Elle est rare à Paris, où elle débute en 1951, à l'Opéra et à l'Église de la Madeleine, avec la Giovanna d'Arco de Verdi, en tournée avec le San Carlo de Naples. Elle ne revient comme invitée à l'Opéra qu'en 1959, pour Aïda et l'année suivante pour Tosca, et ne reparaît ensuite à Paris que tardivement pour deux récitals à l'Espace Cardin.
Aïda demeure l'un des opéras les plus célèbres et les plus populaires du XIXe siècle. Commandé par le Khédive Ismaïl Pacha, qui propose à Verdi l'argument signé du fameux égyptologue Auguste Mariette pour la trame du livret, Aïda est créé triomphalement au Caire le 25 décembre 1971, dans l'Opéra inauguré deux ans plus tôt avec le Rigoletto du même Verdi, à 10 jours de l'ouverture du Canal de Suez. Aïda est repris à La Scala un mois et demi plus tard, et créé à Paris au Théâtre italien en 1876, mais n'entre finalement au répertoire de l'Opéra qu'en 1880, après que 48 autres théâtres l'aient déjà programmé de par le monde.
La captation du seul 3e acte réalisée par l'ORTF le 5 juin 1959 fait partie, avec l'acte II de Tosca de 1958 et deux actes de Carmen de 1959, des tous premiers enregistrements vidéo réalisés à l'Opéra de Paris, qui n'a à l'époque aucune politique audio-visuelle, tandis que la Télévision préfère produire ses propres spectacles lyriques en studio. La production filmée ici, signée de Pierre Chéreau et Jean Soubervie, date de 1939. La fameuse scène du Triomphe se fera laminer en 1968, lors des débuts de Leontyne Price à l'Opéra, par les quolibets d'un public criant « Asterix ! Asterix ! » pour marquer son rejet d'un spectacle usé, au kitsch ravageur, qui tend dans cette scène particulière au ridicule absolu. Aïda n'a d'ailleurs plus été remontée à l'Opéra de Paris jusqu'à 2013.

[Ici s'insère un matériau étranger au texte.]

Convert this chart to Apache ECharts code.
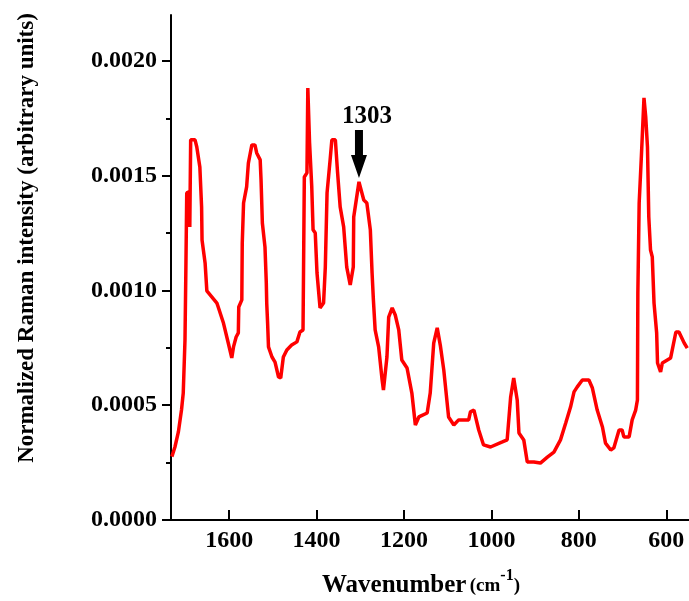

Lors de cette soirée de 1959, dirigée par Georges Sébastian, La Tebaldi, rayonnante de musicalité, malgré quelques aigus un peu tirés, montre toutes les qualités de son art du chant et de son émotion propre. La distribution affiche également l'Amneris de Rita Gorr, impériale, le Radames de Dimitar Ouzounov, et l'Amonasro de René Bianco.